Neutrino oscillations in the neutrino beam from CERN to Gran Sasso


The question whether neutrinos have mass or not is of fundamental importance, not only for the standard model of particle physics. Neutrinos come in three different “flavours”: electronic νe , muonic νμ and tauonic ντ. Besides photons, neutrinos are the most abundant particles existing in the cosmos. They outnumber the ordinary baryonic matter by a factor 1010. This factor suggests that neutrinos, even if their rest mass is extremely small, may represent a considerable share of the total mass of the universe.
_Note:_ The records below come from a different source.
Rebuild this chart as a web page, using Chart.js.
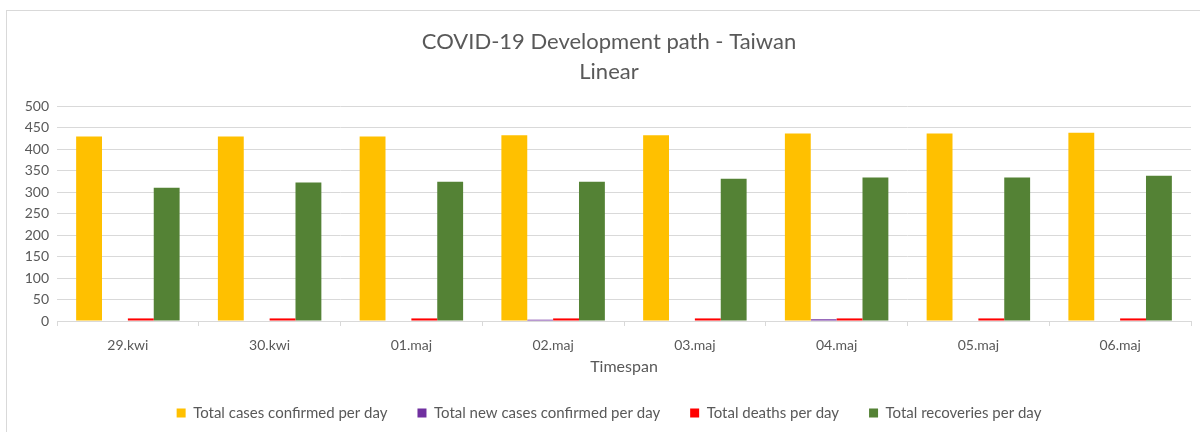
<!DOCTYPE html>
<html>
<head>
<meta charset="utf-8">
<script src="https://cdn.jsdelivr.net/npm/chart.js"></script>
<style>
  html, body { margin: 0; padding: 0; background: #fff; overflow: hidden; }
  #frame {
    position: absolute; left: 6px; top: 10px;
    width: 1206px; height: 440px;
    border: 1px solid #d9d9d9; box-sizing: border-box;
  }
  #wrap { position: absolute; left: 6px; top: 10px; width: 1206px; height: 422px; }
</style>
</head>
<body>
<div id="frame"></div>
<div id="wrap"><canvas id="chart"></canvas></div>
<script>
const categories = ["29.kwi", "30.kwi", "01.maj", "02.maj", "03.maj", "04.maj", "05.maj", "06.maj"];
const totalCases = [429, 429, 429, 432, 432, 436, 436, 438];
const newCases = [0, 0, 0, 3, 0, 4, 0, 0];
const deaths = [6, 6, 6, 6, 6, 6, 6, 6];
const recoveries = [310, 322, 324, 324, 331, 334, 334, 338];
const yTicks = { min: 0, max: 500, step: 50 };

const textColor = "#595959";
const gridColor = "#d9d9d9";
const fontFamily = "Lato, 'Open Sans', sans-serif";

const bar = (label, data, color) => ({
  label, data,
  backgroundColor: color,
  borderWidth: 0,
  categoryPercentage: 0.73,
  barPercentage: 1.0
});

new Chart(document.getElementById("chart"), {
  type: "bar",
  data: {
    labels: categories,
    datasets: [
      bar("Total cases confirmed per day", totalCases, "#ffc000"),
      bar("Total new cases confirmed per day", newCases, "#7030a0"),
      bar("Total deaths per day", deaths, "#ff0000"),
      bar("Total recoveries per day", recoveries, "#548235")
    ]
  },
  options: {
    responsive: true,
    maintainAspectRatio: false,
    animation: false,
    layout: { padding: { left: 0, right: 0, top: 0, bottom: 1.5 } },
    plugins: {
      title: {
        display: true,
        text: ["COVID-19 Development path - Taiwan", "Linear"],
        color: textColor,
        font: { family: fontFamily, size: 22, weight: "normal", lineHeight: 30 / 22 },
        padding: { top: 17, bottom: 19 }
      },
      legend: {
        position: "bottom",
        labels: {
          color: textColor,
          font: { family: fontFamily, size: 15 },
          boxWidth: 9,
          boxHeight: 9,
          padding: 30
        }
      },
      tooltip: { enabled: false }
    },
    scales: {
      x: {
        grid: {
          offset: true,
          drawOnChartArea: false,
          drawTicks: true,
          tickLength: 5,
          color: gridColor
        },
        border: { color: gridColor },
        ticks: { color: textColor, font: { family: fontFamily, size: 14 }, padding: 11 },
        title: {
          display: true,
          text: "Timespan",
          color: textColor,
          font: { family: fontFamily, size: 16 },
          padding: { top: 4.6, bottom: -1.1 }
        },
        afterFit(scale) { scale.height = 54.5; }
      },
      y: {
        min: yTicks.min,
        max: yTicks.max,
        grid: { color: gridColor, drawTicks: false },
        border: { display: false },
        ticks: {
          stepSize: yTicks.step,
          autoSkip: false,
          color: textColor,
          font: { family: fontFamily, size: 14 },
          padding: 8
        },
        afterFit(scale) { scale.width = 51; }
      },
      spacer: {
        position: "right",
        grid: { display: false },
        border: { display: false },
        ticks: { display: false },
        afterFit(scale) { scale.width = 21; }
      }
    }
  }
});
</script>
</body>
</html>
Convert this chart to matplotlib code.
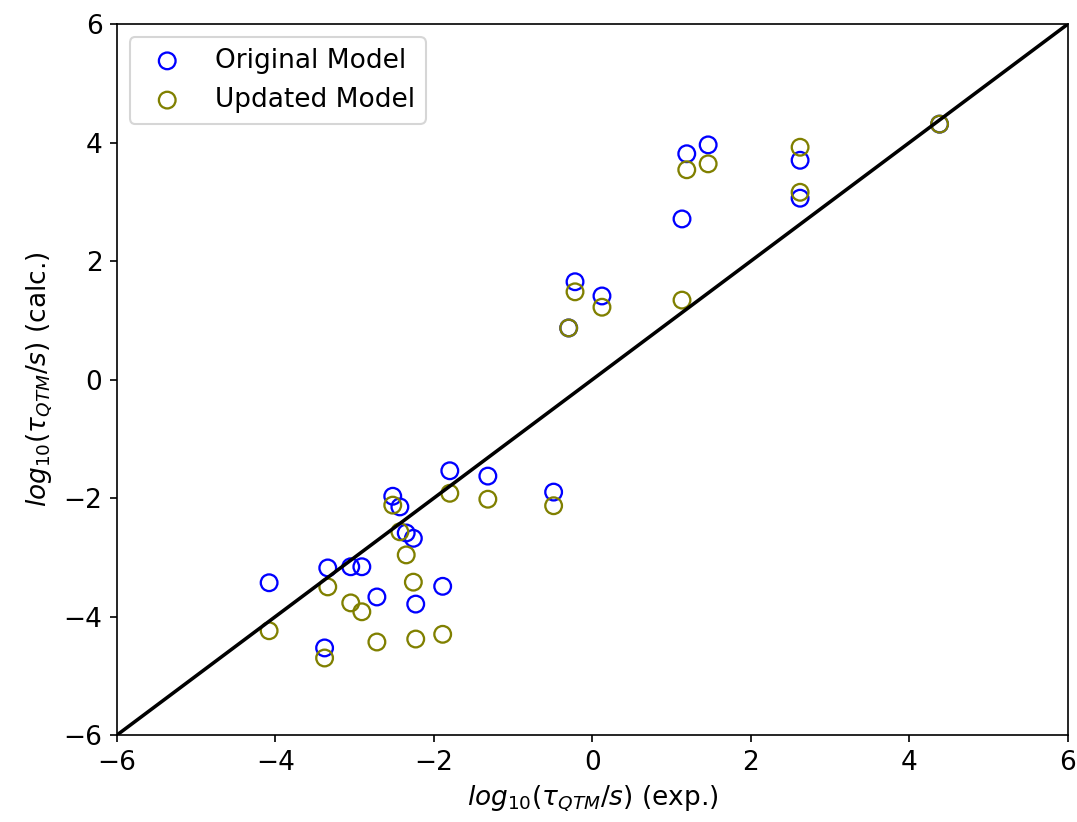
import numpy as np
import matplotlib
matplotlib.use("Agg")
import matplotlib.pyplot as plt

# log10(tau_QTM / s): experimental vs calculated
exp_vals = [-4.08, -3.34, -3.38, -3.05, -2.91, -2.72, -2.52, -2.43, -2.35, -2.26,
            -2.23, -1.89, -1.80, -1.32, -0.49, -0.30, -0.22, 0.12, 1.13, 1.19,
            1.46, 2.62, 2.62, 4.38]
orig_calc = [-3.43, -3.18, -4.53, -3.16, -3.16, -3.67, -1.97, -2.15, -2.59, -2.68,
             -3.79, -3.49, -1.54, -1.63, -1.90, 0.87, 1.65, 1.41, 2.71, 3.81,
             3.96, 3.70, 3.06, 4.31]
upd_calc = [-4.24, -3.50, -4.70, -3.77, -3.92, -4.43, -2.12, -2.57, -2.96, -3.42,
            -4.38, -4.30, -1.92, -2.02, -2.13, 0.87, 1.48, 1.22, 1.34, 3.54,
            3.64, 3.92, 3.16, 4.31]

plt.rcParams['font.size'] = 12.7

fig = plt.figure(figsize=(1077/150, 822/150), dpi=150)
ax = fig.add_axes([0.1086, 0.1058, 0.883, 0.865])

ax.scatter(exp_vals, orig_calc, s=64, facecolors='none', edgecolors='b',
           linewidths=1.1, label='Original Model')
ax.scatter(exp_vals, upd_calc, s=64, facecolors='none', edgecolors='olive',
           linewidths=1.1, label='Updated Model')

lims = np.array([-6, 6])
ax.plot(lims, lims, color='k', linewidth=1.7)

ax.set_xlim(-6, 6)
ax.set_ylim(-6, 6)
ax.set_xticks(np.arange(-6, 7, 2))
ax.set_yticks(np.arange(-6, 7, 2))
ax.set_xlabel(r'$log_{10}(\tau_{QTM}/s)$ (exp.)')
ax.set_ylabel(r'$log_{10}(\tau_{QTM}/s)$ (calc.)')
ax.legend(loc='upper left')

fig.savefig('out.png', dpi=150)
Hence, they are candidates for a part of “dark matter”, which, though not found so far, is thought to account for 90-95% of the total mass of the universe.


Our sun is a particularly intensive source of neutrinos, and it has been known for quite a while that a respectable share of the solar neutrinos mysteriously disappears on the way to our earth. The effect can be explained by the phenomenon of neutrino oscillation, which means that the flavour state (νe, νμ, ντ) of a neutrino varies with time along the distance travelled. Oscillation can however only occur, if neutrinos have a finite rest mass. The probability for a transition/oscillation from a state 1 into a state 2, W(1 → 2), is obtained from quantum mechanics:

W(1 → 2) ∝ sin2(Δm2 L /E),

Δm being the mass difference of the two neutrinos, L the path length, and E the kinetic energy. The smaller Δm, the larger the path length needed to obtain a measurable effect. In the CERN/Gran Sasso (long baseline neutrino oscillation) project, a muon neutrino beam νμ is produced at CERN and directed towards the OPERA neutrino detector located 732 km afar in an underground laboratory in the Gran Sasso highway tunnel.

The OPERA detector consists of about 13 million lead plates (approx. 2000 metric tons), which are arranged in a sandwich structure with photo emulsion sheets in between. The signature of a νμ to ντ oscillation event is the observation of the charged tauon particle from a neutrino-induced reaction in the detector. The use of nuclear photo emulsion is dictated by the fact that the tauon has only a short lifetime and thus generates a track as short as 100 µm. The challenge is to locate the proper emulsion sheet after a reaction occurred, to develop the sheet and to analyze the tracks contained in the sheet by use of automatic optical scanning microscopes.

Our group is at present building up a facility for the measurement of low radioactivity lead samples as a quality control for OPERA.

First data taking is scheduled in 2006.